Abstract

My dissertation interrogates how the movement of artists between Havana, New York, and Miami shaped experimental theatre aesthetics, formed a shared discourse of theatrical thought, and introduced a particular vein of experimental practices into U.S. American avant-garde theatre, especially as it intersects with U.S. Latina/o theatre and LGBTQ theatre. I interrogate the theatre history of these three cities as horizontal and contiguous, challenging historical narratives of U.S. American neocolonial dominance and superiority, as well as narratives of diaspora that position Havana as an authentic origin.

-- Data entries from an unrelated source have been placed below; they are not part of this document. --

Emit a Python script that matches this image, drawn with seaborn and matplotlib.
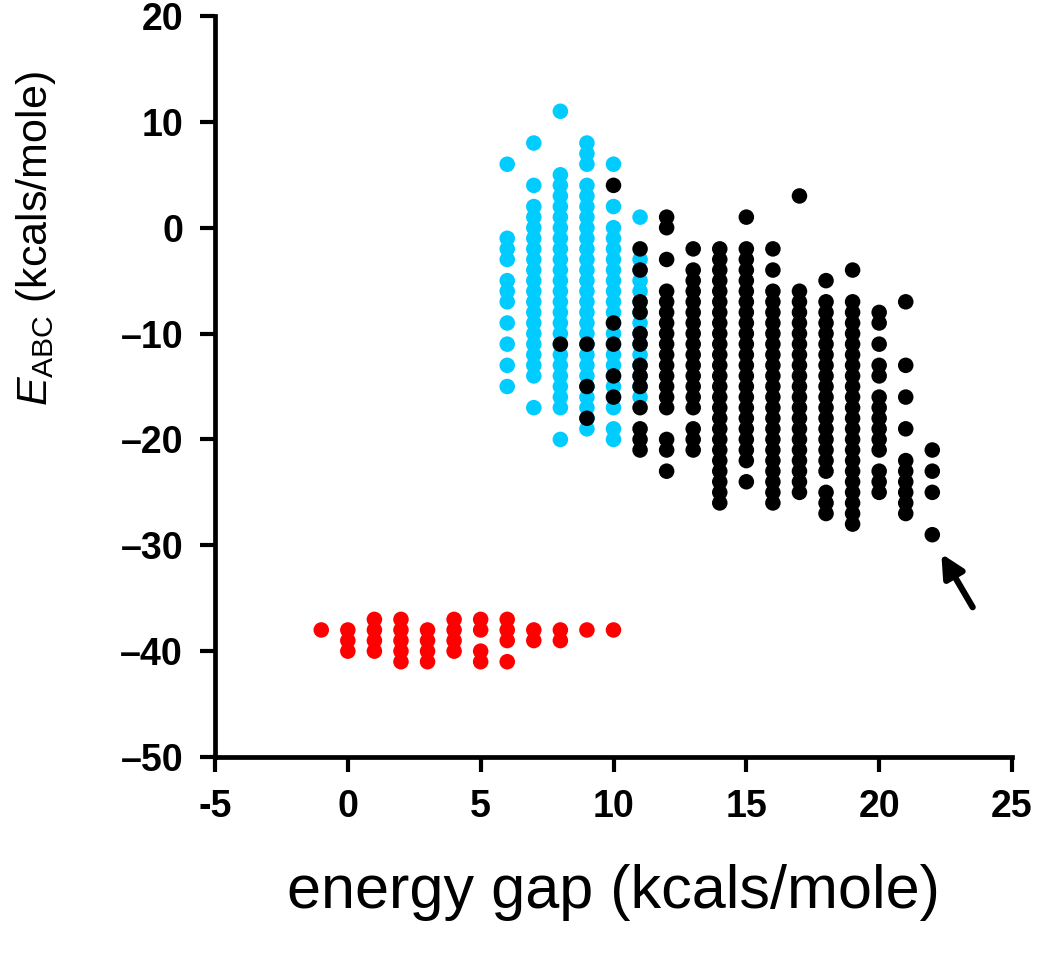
import numpy as np
import pandas as pd
import matplotlib
matplotlib.use("Agg")
import matplotlib.pyplot as plt
import seaborn as sns

# columns of dots: (energy gap, top E_ABC, bottom E_ABC) -> one dot per integer kcal
red_runs = [(-1, -38, -38), (0, -38, -40), (1, -37, -40), (2, -37, -41),
            (3, -38, -41), (4, -37, -40), (5, -37, -38), (5, -40, -41),
            (6, -37, -39), (6, -41, -41), (7, -38, -39), (8, -38, -39),
            (9, -38, -38), (10, -38, -38)]

cyan_runs = [(6, 6, 6), (6, -1, -3), (6, -5, -7), (6, -9, -9), (6, -11, -11),
             (6, -13, -13), (6, -15, -15),
             (7, 8, 8), (7, 4, 4), (7, 2, -14), (7, -17, -17),
             (8, 11, 11), (8, 5, -17), (8, -20, -20),
             (9, 8, 6), (9, 4, -19),
             (10, 6, 6), (10, 2, 2), (10, 0, -17), (10, -19, -20),
             (11, 1, 1), (11, -3, -16)]

black_runs = [(8, -11, -11),
              (9, -11, -11), (9, -15, -15), (9, -18, -18),
              (10, 4, 4), (10, -9, -9), (10, -11, -11), (10, -14, -14), (10, -16, -16),
              (11, -2, -2), (11, -4, -4), (11, -7, -8), (11, -10, -11),
              (11, -13, -15), (11, -17, -17), (11, -19, -21),
              (12, 1, 0), (12, -3, -3), (12, -6, -17), (12, -20, -21), (12, -23, -23),
              (13, -2, -2), (13, -4, -17), (13, -19, -21),
              (14, -2, -26),
              (15, 1, 1), (15, -2, -22), (15, -24, -24),
              (16, -2, -2), (16, -4, -4), (16, -6, -26),
              (17, 3, 3), (17, -6, -25),
              (18, -5, -5), (18, -7, -23), (18, -25, -27),
              (19, -4, -4), (19, -7, -28),
              (20, -8, -9), (20, -11, -11), (20, -13, -14), (20, -16, -21), (20, -23, -25),
              (21, -7, -7), (21, -13, -13), (21, -16, -16), (21, -19, -19), (21, -22, -27),
              (22, -21, -21), (22, -23, -23), (22, -25, -25), (22, -29, -29)]

groups = ["red", "cyan", "black"]
colors = ["#FF0000", "#00CCFF", "#000000"]
x_ticks = [-5, 0, 5, 10, 15, 20, 25]
y_ticks = [-50, -40, -30, -20, -10, 0, 10, 20]


def expand(runs, name):
    rows = []
    for x, top, bottom in runs:
        for y in range(top, bottom - 1, -1):
            rows.append({"gap": x, "eabc": y, "group": name})
    return rows


df = pd.DataFrame(expand(red_runs, "red") + expand(cyan_runs, "cyan")
                  + expand(black_runs, "black"))

sns.set_style("ticks")
plt.rcParams["font.family"] = ["Liberation Sans", "DejaVu Sans"]
plt.rcParams["mathtext.fontset"] = "custom"
plt.rcParams["mathtext.rm"] = "Liberation Sans"
plt.rcParams["mathtext.it"] = "Liberation Sans:italic"
plt.rcParams["text.color"] = "black"
plt.rcParams["axes.labelcolor"] = "black"
plt.rcParams["xtick.color"] = "black"
plt.rcParams["ytick.color"] = "black"
plt.rcParams["axes.edgecolor"] = "black"

fig = plt.figure(figsize=(10.5, 9.55), dpi=100)
ax = fig.add_axes([215 / 1050, 1 - 757 / 955, 797 / 1050, 741 / 955])

sns.scatterplot(data=df, x="gap", y="eabc", hue="group", hue_order=groups,
                palette=dict(zip(groups, colors)), s=125, linewidth=0,
                legend=False, ax=ax, zorder=3)

ax.annotate("", xy=(22.34, -30.8), xytext=(23.52, -35.85),
            arrowprops=dict(arrowstyle="-|>", lw=4.5, color="black",
                            mutation_scale=34, shrinkA=0, shrinkB=0))

ax.set_xlim(-5, 25)
ax.set_ylim(-50, 20)
ax.set_xticks(x_ticks)
ax.set_yticks(y_ticks)
ax.set_xticklabels([str(t) for t in x_ticks], fontsize=27, fontweight="bold")
ax.set_yticklabels([str(t).replace("-", "\u2013") for t in y_ticks],
                   fontsize=27, fontweight="bold")
ax.tick_params(axis="both", direction="out", length=11, width=3, pad=12)

for side in ["top", "right"]:
    ax.spines[side].set_visible(False)
for side in ["left", "bottom"]:
    ax.spines[side].set_linewidth(3.4)
    ax.spines[side].set_color("black")

ax.set_xlabel("energy gap (kcals/mole)", fontsize=44, labelpad=28)
ax.set_ylabel(r"$E_{\mathrm{ABC}}$ (kcals/mole)", fontsize=31)
ax.yaxis.set_label_coords(-0.197, 0.70)

fig.savefig("out.png", dpi=100)
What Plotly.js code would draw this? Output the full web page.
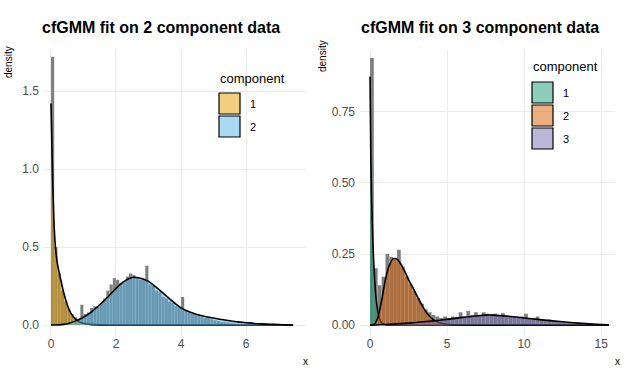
<!DOCTYPE html>
<html>
<head>
<meta charset="utf-8">
<script src="https://cdn.plot.ly/plotly-3.0.1.min.js"></script>
<style>
  html, body { margin: 0; padding: 0; background: #fff; }
  #plot { width: 624px; height: 384px; }
</style>
</head>
<body>
<div id="plot"></div>
<script>
// ---- left panel: 2 component data ----
var hist2X = [0.05,0.15,0.25,0.35,0.45,0.55,0.65,0.75,0.85,0.95,1.05,1.15,1.25,1.35,1.45,1.55,1.65,1.75,1.85,1.95,
  2.05,2.15,2.25,2.35,2.45,2.55,2.65,2.75,2.85,2.95,3.05,3.15,3.25,3.35,3.45,3.55,3.65,3.75,3.85,3.95,
  4.05,4.15,4.25,4.35,4.45,4.55,4.65,4.75,4.85,4.95,5.05,5.15,5.25,5.35,5.45,5.55,5.65,5.75,5.85,5.95,6.05,6.15];
var hist2Y = [1.72,0.50,0.33,0.22,0.15,0.10,0.07,0.05,0.04,0.13,0.07,0.08,0.11,0.12,0.12,0.14,0.17,0.22,0.26,0.30,
  0.29,0.27,0.28,0.31,0.33,0.32,0.30,0.29,0.29,0.38,0.26,0.25,0.22,0.21,0.18,0.17,0.15,0.14,0.12,0.11,
  0.18,0.09,0.08,0.07,0.07,0.065,0.05,0.045,0.05,0.035,0.03,0.025,0.02,0.02,0.015,0.012,0.01,0.008,0.006,0.005,0.004,0.008];

var comp2aX = [0,0.05,0.1,0.15,0.2,0.3,0.4,0.5,0.6,0.7,0.8,0.9,1.0,1.2,1.5,2,3,4,5,6,7,7.45];
var comp2aY = [1.42,0.95,0.62,0.47,0.39,0.29,0.20,0.13,0.08,0.05,0.03,0.018,0.011,0.004,0.001,0,0,0,0,0,0,0];

var comp2bX = [0,0.25,0.5,0.75,1.0,1.25,1.5,1.75,2.0,2.25,2.5,2.75,3.0,3.25,3.5,3.75,4.0,4.25,4.5,4.75,
  5.0,5.25,5.5,5.75,6.0,6.25,6.5,6.75,7.0,7.25,7.45];
var comp2bY = [0,0.001,0.008,0.025,0.05,0.085,0.13,0.18,0.235,0.28,0.305,0.30,0.28,0.24,0.195,0.15,0.11,0.085,0.068,0.055,
  0.045,0.035,0.027,0.02,0.015,0.01,0.007,0.005,0.003,0.001,0];

// ---- right panel: 3 component data ----
var hist3X = [0.125,0.375,0.625,0.875,1.125,1.375,1.625,1.875,2.125,2.375,2.625,2.875,3.125,3.375,3.625,3.875,
  4.125,4.375,4.625,4.875,5.125,5.375,5.625,5.875,6.125,6.375,6.625,6.875,7.125,7.375,7.625,7.875,
  8.125,8.375,8.625,8.875,9.125,9.375,9.625,9.875,10.125,10.375,10.625,10.875,11.125,11.375,11.625,11.875,
  12.125,12.375,12.625,12.875,13.125,13.375,13.625,13.875,14.125,14.375,14.625,14.875,15.125];
var hist3Y = [0.94,0.20,0.14,0.17,0.25,0.24,0.23,0.265,0.205,0.17,0.145,0.12,0.095,0.075,0.055,0.045,
  0.035,0.03,0.025,0.03,0.025,0.03,0.028,0.045,0.03,0.05,0.035,0.045,0.035,0.045,0.04,0.038,
  0.04,0.035,0.042,0.03,0.03,0.028,0.025,0.03,0.04,0.022,0.025,0.03,0.018,0.015,0.02,0.012,
  0.012,0.01,0.009,0.008,0.006,0.005,0.006,0.004,0.003,0.004,0.002,0.002,0.001];

var comp3aX = [0,0.05,0.1,0.2,0.3,0.4,0.5,0.6,0.7,0.8,1.0,1.3,2,5,10,15.5];
var comp3aY = [0.875,0.6,0.45,0.27,0.16,0.09,0.05,0.025,0.012,0.005,0.001,0,0,0,0,0];

var comp3bX = [0,0.25,0.5,0.75,1.0,1.25,1.5,1.75,2.0,2.25,2.5,2.75,3.0,3.25,3.5,3.75,4.0,4.25,4.5,5,5.5,6,10,15.5];
var comp3bY = [0,0.002,0.025,0.085,0.16,0.21,0.233,0.232,0.215,0.19,0.16,0.135,0.108,0.082,0.058,0.038,0.024,0.014,0.008,0.003,0.001,0,0,0];

var comp3cX = [0,1,2,3,4,5,6,7,7.5,8,9,10,11,12,13,14,15,15.5];
var comp3cY = [0,0.002,0.005,0.009,0.014,0.02,0.027,0.033,0.035,0.035,0.031,0.025,0.019,0.014,0.009,0.005,0.002,0.001];

var legendLabels2 = ['1', '2'];
var legendLabels3 = ['1', '2', '3'];
var fills2 = ['rgba(230,159,0,0.5)', 'rgba(86,180,233,0.5)'];
var fills3 = ['rgba(27,158,119,0.5)', 'rgba(217,95,2,0.5)', 'rgba(117,112,179,0.5)'];

var W = 624, H = 384;
function px(x) { return x / W; }
function py(y) { return 1 - y / H; }

function histTrace(x, y, xa, ya, w) {
    return { type: 'bar', x: x, y: y, width: w, xaxis: xa, yaxis: ya,
        marker: { color: '#7f7f7f', line: { width: 0 } }, hoverinfo: 'skip', showlegend: false };
}
function densTrace(x, y, fill, xa, ya) {
    return { type: 'scatter', mode: 'lines', x: x, y: y, xaxis: xa, yaxis: ya,
        fill: 'tozeroy', fillcolor: fill,
        line: { color: '#000', width: 1.6, shape: 'spline', smoothing: 0.7 },
        hoverinfo: 'skip', showlegend: false };
}

var data = [
    histTrace(hist2X, hist2Y, 'x', 'y', 0.096),
    densTrace(comp2aX, comp2aY, fills2[0], 'x', 'y'),
    densTrace(comp2bX, comp2bY, fills2[1], 'x', 'y'),
    histTrace(hist3X, hist3Y, 'x2', 'y2', 0.24),
    densTrace(comp3aX, comp3aY, fills3[0], 'x2', 'y2'),
    densTrace(comp3bX, comp3bY, fills3[1], 'x2', 'y2'),
    densTrace(comp3cX, comp3cY, fills3[2], 'x2', 'y2')
];

var tickFont = { family: 'Liberation Sans, Arial, sans-serif', size: 12, color: '#4d4d4d' };
function axisBase() {
    return { showline: false, zeroline: false, ticks: '', showgrid: true,
        gridcolor: '#ebebeb', gridwidth: 1, tickfont: tickFont, automargin: false, fixedrange: true };
}

var xaxis = Object.assign(axisBase(), { domain: [px(44), px(305)], range: [-0.215, 7.815],
    tickvals: [0, 2, 4, 6], anchor: 'y' });
var yaxis = Object.assign(axisBase(), { domain: [py(335), py(50)], range: [-0.064, 1.763],
    tickvals: [0, 0.5, 1, 1.5], tickformat: '.1f', anchor: 'x', ticklabelstandoff: 4 });
var xaxis2 = Object.assign(axisBase(), { domain: [px(360), px(615)], range: [-0.65, 15.9],
    tickvals: [0, 5, 10, 15], anchor: 'y2' });
var yaxis2 = Object.assign(axisBase(), { domain: [py(335), py(50)], range: [-0.035, 0.968],
    tickvals: [0, 0.25, 0.5, 0.75], tickformat: '.2f', anchor: 'x2', ticklabelstandoff: 4 });

var annotations = [];
var shapes = [];
function note(text, x, y, size, opts) {
    annotations.push(Object.assign({ text: text, xref: 'paper', yref: 'paper', x: px(x), y: py(y),
        xanchor: 'center', yanchor: 'middle',
        showarrow: false, font: { family: 'Liberation Sans, Arial, sans-serif', size: size, color: '#000' } }, opts || {}));
}
note('<b>cfGMM fit on 2 component data</b>', 161, 27, 16);
note('<b>cfGMM fit on 3 component data</b>', 480, 27, 16);
note('density', 8, 62, 10, { textangle: -90 });
note('density', 322, 56, 10, { textangle: -90 });
note('x', 305, 361, 10);
note('x', 617, 361, 10);

function legendBlock(title, labels, fills, x0, yTitle, yFirst) {
    note(title, x0, yTitle, 13, { xanchor: 'left' });
    for (var i = 0; i < labels.length; i++) {
        var top = yFirst + i * 23;
        shapes.push({ type: 'rect', xref: 'paper', yref: 'paper',
            x0: px(x0 + 1), x1: px(x0 + 22), y0: py(top + 21), y1: py(top),
            fillcolor: fills[i], line: { color: '#000', width: 1.2 } });
        note(labels[i], x0 + 30, top + 11, 11, { xanchor: 'left' });
    }
}
legendBlock('component', legendLabels2, fills2, 218, 78, 93);
legendBlock('component', legendLabels3, fills3, 531, 66, 82);

var layout = {
    width: W, height: H,
    margin: { l: 0, r: 0, t: 0, b: 0 },
    paper_bgcolor: '#fff', plot_bgcolor: '#fff',
    showlegend: false,
    xaxis: xaxis, yaxis: yaxis, xaxis2: xaxis2, yaxis2: yaxis2,
    annotations: annotations,
    shapes: shapes
};

Plotly.newPlot('plot', data, layout, { displayModeBar: false, staticPlot: true });
</script>
</body>
</html>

The central contribution of my dissertation is to synthesize the archival evidence that documents connections between the theatre scenes of these three cities, while repositioning well-known artists like Obie Award-winning author and director, María Irene Fornés and Pulitzer Prize-winning author and director Nilo Cruz within the avant-garde traditions touching Greater Cuba (Cuba and its diasporas). By doing so, this study addresses the absence of scholarship in English-language U.S. American Theatre Studies that discusses Latin American and U.S. Latina/o theatre as cutting-edge and artistically innovative vis-à-vis global and Western theatre movements. Each chapter in my dissertation follows a distinct aesthetic movement or theatrical phenomenon, arguing that each approach experimented with feeling "Cuban" in a unique way. Artists thrust Cuban being upon a stage where it was affectively transferred across difference to also become something beyond the reaches of the island and the diaspora. Avant-garde theatre gave these artists a potent set of tools to deterritorialize the stories, tropes, motifs, symbols, aesthetics, and performance practices associated with an extremely nationalistic theatrical tradition. Through avant-garde theatre, these theatre artists moved experiences particular to Greater Cuba into the realm of the "universal" human experience. Cuban avant-garde practice Cubanizes the "universal" through its ways of reinterpreting modernisms and universalizes the Cuban by moving its perspective—its way of looking at the world—to the center. The act of positioning a Havana-Cuban, Miami-Cuban, or New York-Cuban expression as the voice of the "universal” human experience is a political act to assert citizenship in and belonging to the Western (U.S. American and European) dominated discourse of the humanities.